Rada Miasta zatwierdziła w czwartek zmianę miejsca, w którym ma stanąć pomnik Lecha Kaczyńskiego. Zdecydowała też, że tragicznie zmarły prezydent zostanie przedstawiony sam, bez małżonki Marii.
O taką zmianę zawnioskował do Rady Miasta prezydent Krzysztof Żuk. Zrobił to na prośbę Jarosława Stawiarskiego, który napisał do niego w tej sprawie jako członek „Społecznego Komitetu Budowy Pomnika Śp. Prezydenta Lecha Kaczyńskiego”.
Stawiarski poprosił o zmianę uchwały z 2018 r., w której Rada Miasta opowiedziała się za tym, by pomnik stanął na placu Lecha Kaczyńskiego i upamiętniał również jego żonę. W piśmie Stawiarskiego do Żuka znalazła się prośba o to, by skreślić Marię Kaczyńską z nazwy pomnika, bo będzie on przedstawiać samego prezydenta, bez małżonki, która razem z nim zginęła w katastrofie samolotu.

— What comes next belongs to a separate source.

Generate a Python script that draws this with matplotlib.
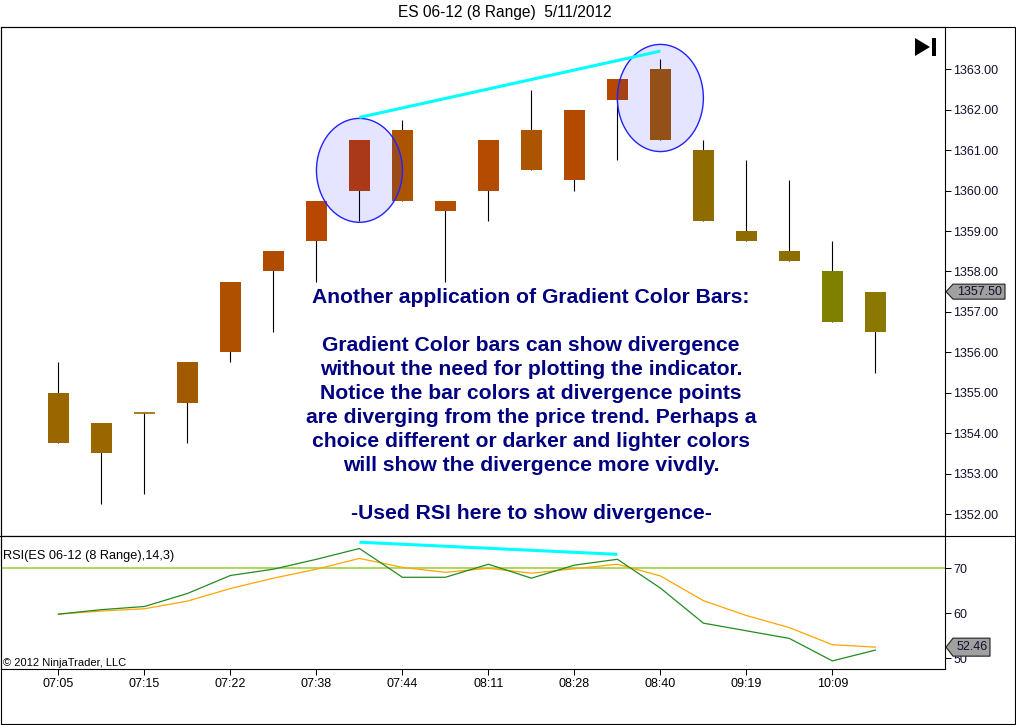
#!/usr/bin/env python3
"""
ES 06-12 (8 Range) 梯度颜色K线 + RSI 背离示意图
"""

import numpy as np
import matplotlib
matplotlib.use('Agg')
import matplotlib.pyplot as plt
from matplotlib.patches import Ellipse, Polygon, Rectangle
from matplotlib.lines import Line2D
from matplotlib.transforms import blended_transform_factory


# ── 数据 ─────────────────────────────────────────

tick_times = ['07:05', '07:15', '07:22', '07:38', '07:44',
              '08:11', '08:28', '08:40', '09:19', '10:09']

highs    = [1355.75, 1354.25, 1354.50, 1355.75, 1357.75, 1358.50, 1359.75, 1361.25, 1361.75, 1359.75,
            1361.25, 1362.50, 1362.00, 1362.75, 1363.25, 1361.25, 1360.75, 1360.25, 1358.75, 1357.50]
lows     = [1353.75, 1352.25, 1352.50, 1353.75, 1355.75, 1356.50, 1357.75, 1359.25, 1359.75, 1357.75,
            1359.25, 1360.50, 1360.00, 1360.75, 1361.25, 1359.25, 1358.75, 1358.25, 1356.75, 1355.50]
body_top = [1355.00, 1354.25, 1354.50, 1355.75, 1357.75, 1358.50, 1359.75, 1361.25, 1361.50, 1359.75,
            1361.25, 1361.50, 1362.00, 1362.75, 1363.00, 1361.00, 1359.00, 1358.50, 1358.00, 1357.50]
body_bot = [1353.75, 1353.50, 1354.50, 1354.75, 1356.00, 1358.00, 1358.75, 1360.00, 1359.75, 1359.50,
            1360.00, 1360.50, 1360.25, 1362.25, 1361.25, 1359.25, 1358.75, 1358.25, 1356.75, 1356.50]

# 按 RSI 取的梯度颜色
bar_colors = ['#996600', '#996600', '#A06000', '#A25A00', '#AE5000', '#B04C00', '#B84800', '#BD4000',
              '#AD5400', '#B25000', '#B44C00', '#AC5500', '#B44A00', '#B84800', '#A45A00', '#8E6C00',
              '#8E6C00', '#8C6E00', '#808000', '#8A7800']

rsi     = [59.8, 60.8, 61.5, 64.4, 68.4, 69.8, 72.0, 74.4, 68.0, 68.0,
           70.9, 67.8, 70.7, 72.0, 65.6, 57.8, 56.1, 54.4, 49.4, 51.8]
rsi_avg = [59.8, 60.5, 61.0, 62.7, 65.5, 67.8, 69.8, 72.2, 70.2, 69.1,
           70.0, 68.9, 69.9, 70.9, 68.3, 62.8, 59.5, 56.8, 53.0, 52.46]

last_price = 1357.50
rsi_level = 70

# 背离标注
price_div_x = [7, 14]
price_div_y = [1361.81, 1363.45]
rsi_div_x = [7, 13]
rsi_div_y = [75.8, 73.1]

note_lines = [
    'Another application of Gradient Color Bars:',
    '',
    'Gradient Color bars can show divergence',
    'without the need for plotting the indicator.',
    'Notice the bar colors at divergence points',
    'are diverging from the price trend. Perhaps a',
    'choice different or darker and lighter colors',
    'will show the divergence more vivdly.',
    '',
    '-Used RSI here to show divergence-',
]


# ── 像素 → 图坐标 ─────────────────────────────────────

W, H = 1016, 725


def fx(px):
    return px / W


def fy(py):
    return 1 - py / H


plt.rcParams['font.family'] = ['Liberation Sans', 'DejaVu Sans']

fig = plt.figure(figsize=(W / 100, H / 100), dpi=100)
ax = fig.add_axes([fx(1), fy(536), fx(945) - fx(1), fy(27) - fy(536)])
ax_rsi = fig.add_axes([fx(1), fy(669), fx(945) - fx(1), fy(536) - fy(669)], sharex=ax)

n = len(highs)
x = np.arange(n)

# ── K线 ──────────────────────────────────────────────
ax.vlines(x, lows, highs, color='black', lw=0.8, zorder=2)
heights = np.array(body_top) - np.array(body_bot)
ax.bar(x, heights, bottom=body_bot, width=0.49, color=bar_colors, zorder=3)
for i in range(n):
    if heights[i] == 0:
        ax.hlines(body_top[i], i - 0.245, i + 0.245, color=bar_colors[i], lw=1.2, zorder=3)

for cx, cy, h in [(7, 1360.50, 2.57), (14, 1362.29, 2.65)]:
    ax.add_patch(Ellipse((cx, cy), 2.0, h, facecolor=(0, 0, 1, 0.1),
                         edgecolor='#2222FF', lw=1.0, zorder=4))
ax.plot(price_div_x, price_div_y, color='#00FFFF', lw=2.2, zorder=5, solid_capstyle='butt')

ax.set_xlim(-1.337, 20.62)
ax.set_ylim(1351.456, 1364.046)
ax.yaxis.tick_right()
ax.set_yticks(np.arange(1352, 1364, 1.0))
ax.set_yticklabels([f'{v:.2f}' for v in np.arange(1352, 1364, 1.0)])
ax.tick_params(axis='y', direction='out', length=4.3, width=0.72, pad=1.5,
               labelsize=9, labelcolor='#10102a')
ax.tick_params(axis='x', bottom=False, labelbottom=False)

# ── RSI ──────────────────────────────────────────────
ax_rsi.axhline(rsi_level, color='#9ACD32', lw=1.1, zorder=1)
ax_rsi.plot(x, rsi_avg, color='#FFA500', lw=0.9, zorder=2)
ax_rsi.plot(x, rsi, color='#228B22', lw=0.9, zorder=3)
ax_rsi.plot(rsi_div_x, rsi_div_y, color='#00FFFF', lw=2.2, zorder=4, solid_capstyle='butt')

ax_rsi.set_ylim(47.6, 77.18)
ax_rsi.yaxis.tick_right()
ax_rsi.set_yticks([50, 60, 70])
ax_rsi.tick_params(axis='y', direction='out', length=4.3, width=0.72, pad=1.5,
                   labelsize=9, labelcolor='#10102a')
ax_rsi.set_xticks(x[::2])
ax_rsi.set_xticklabels(tick_times)
ax_rsi.tick_params(axis='x', direction='out', length=4.3, width=0.72, pad=2, labelsize=9)

for a in (ax, ax_rsi):
    for s in a.spines.values():
        s.set_linewidth(0.8)


# ── 右侧价格标签 ─────────────────────────────────────

def value_tag(a, y, label, half_px, right_px):
    lo, hi = a.get_ylim()
    h_px = a.get_position().height * H
    dy = half_px * (hi - lo) / h_px
    tr = blended_transform_factory(fig.transFigure, a.transData)
    pts = [(fx(946), y), (fx(953), y + dy), (fx(right_px), y + dy),
           (fx(right_px), y - dy), (fx(953), y - dy)]
    a.add_patch(Polygon(pts, closed=True, transform=tr, clip_on=False,
                        facecolor='#A0A0A0', edgecolor='#202020', lw=0.8, zorder=10))
    a.text(fx((953 + right_px) / 2 + 1), y, label, transform=tr, ha='center', va='center',
           fontsize=9, color='#10102a', clip_on=False, zorder=11)


value_tag(ax, last_price, f'{last_price:.2f}', 7.5, 1005)
value_tag(ax_rsi, rsi_avg[-1], f'{rsi_avg[-1]:.2f}', 9, 990)

# ── 文字 ─────────────────────────────────────────────
fig.text(fx(505), fy(13), 'ES 06-12 (8 Range)  5/11/2012', ha='center', va='center', fontsize=11.2)
fig.text(fx(3), fy(555.7), 'RSI(ES 06-12 (8 Range),14,3)', ha='left', va='center', fontsize=9.2)
fig.text(fx(3), fy(662.5), '\u00a9 2012 NinjaTrader, LLC', ha='left', va='center', fontsize=8)

for k, line in enumerate(note_lines):
    if line:
        fig.text(fx(531), fy(302.7 + 24.03 * k), line, ha='center', va='baseline',
                 fontsize=15.2, fontweight='bold', color='#000080', zorder=20)

# ── 边框 / ▶| 图标 ───────────────────────────────────
fig.add_artist(Rectangle((fx(0.5), fy(724)), fx(1015) - fx(0.5), fy(27) - fy(724),
                         transform=fig.transFigure, fill=False, edgecolor='black', lw=0.8))
fig.add_artist(Line2D([fx(0), fx(1015)], [fy(536), fy(536)], transform=fig.transFigure,
                      color='black', lw=0.8))
fig.add_artist(Polygon([(fx(915), fy(38)), (fx(915), fy(56)), (fx(930), fy(47))],
                       closed=True, transform=fig.transFigure, facecolor='black', edgecolor='none'))
fig.add_artist(Rectangle((fx(932), fy(56)), fx(936) - fx(932), fy(38) - fy(56),
                         transform=fig.transFigure, facecolor='black', edgecolor='none'))

fig.savefig('out.png', dpi=100, facecolor='white')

>>Pomnik prezydenta bez żony Marii?<<
Zgodnie z ta sugestią Krzysztof Żuk zgłosił do Rady Miasta projekt uchwały zmieniającej nazwę pomnika i wskazującej jako jego lokalizację skwer abp. Józefa Życińskiego, czyli zielony zagajnik przy Al. Racławickich między pl. Teatralnym a apartamentowcem Unia Art Residence. Na skwerze tym stoi już pomnik Idziego Radziszewskiego, pierwszego rektora KUL. Z najnowszej uchwały wynika, że pomnik Lecha Kaczyńskiego stanie w rogu skweru, blisko krawędzi pl. Teatralnego oraz chodnika ciągnącego się wzdłuż Al. Racławickich.
Za zmianą lokalizacji i nazwy pomnika opowiedziało się 17 radnych, w tym 12 z klubu Prawa i Sprawiedliwości. Oprócz nich za uchwałą zagłosowało jeszcze pięcioro radnych z klubu prezydenta Żuka. Chodzi o Piotra Chodunia, Elżbietę Dados, Zbigniewa Jurkowskiego, Jadwigę Mach i Adama Osińskiego. Głosowania nie poprzedziła na posiedzeniu żadna dyskusja. Kilka dni wcześniej radni PiS mieli wątpliwości, czy wypada wykreślać Marię Kaczyńską z uchwały pomnikowej, teraz nie mieli już takich obaw.
Pomnik Lecha Kaczyńskiego w Lublinie - kontrowersje
Zbulwersowani zachowaniem Stawiarskiego są działacze stowarzyszenia Prawicowy Lublin, które uważa się za następcę Społecznego Komitetu na rzecz Budowy Pomnika Pary Prezydenckiej Marii i Lecha Kaczyńskich w Lublinie. Komitet o tej nazwie (zauważmy, różniącej się od tej, której użył w swym piśmie Stawiarski) zawiązał się w czerwcu 2017 r., natomiast w listopadzie 2019 r. podjął uchwałę o samorozwiązaniu. W uchwale tej stwierdził również, że „powierza Stowarzyszeniu Prawicowy Lublin dokończenie rozpoczętej przez komitet w 2017 r. realizacji zadania doprowadzenia do wybudowania na terenie miasta Lublin pomnika upamiętniającego Parę Prezydencką”.
W środę Prawicowy Lublin wezwał Jarosława Stawiarskiego do wycofania się z prośby o zmianę lokalizacji oraz nazwy pomnika. Przypomniał mu, że nie był członkiem wspomnianego komitetu założonego w 2017 r. i zarzucił, że nie liczy się ze społecznikami. Stowarzyszenie zarzuca mu też „niebywały brak taktu” w sprawie usunięcia z pomnika Marii Kaczyńskiej.
– Pierwsza Dama była osobą niezwykle empatyczną, wspierała prezydenta w jego działaniach i tym samym także w pełni zasługuje na upamiętnienia – napisali działacze.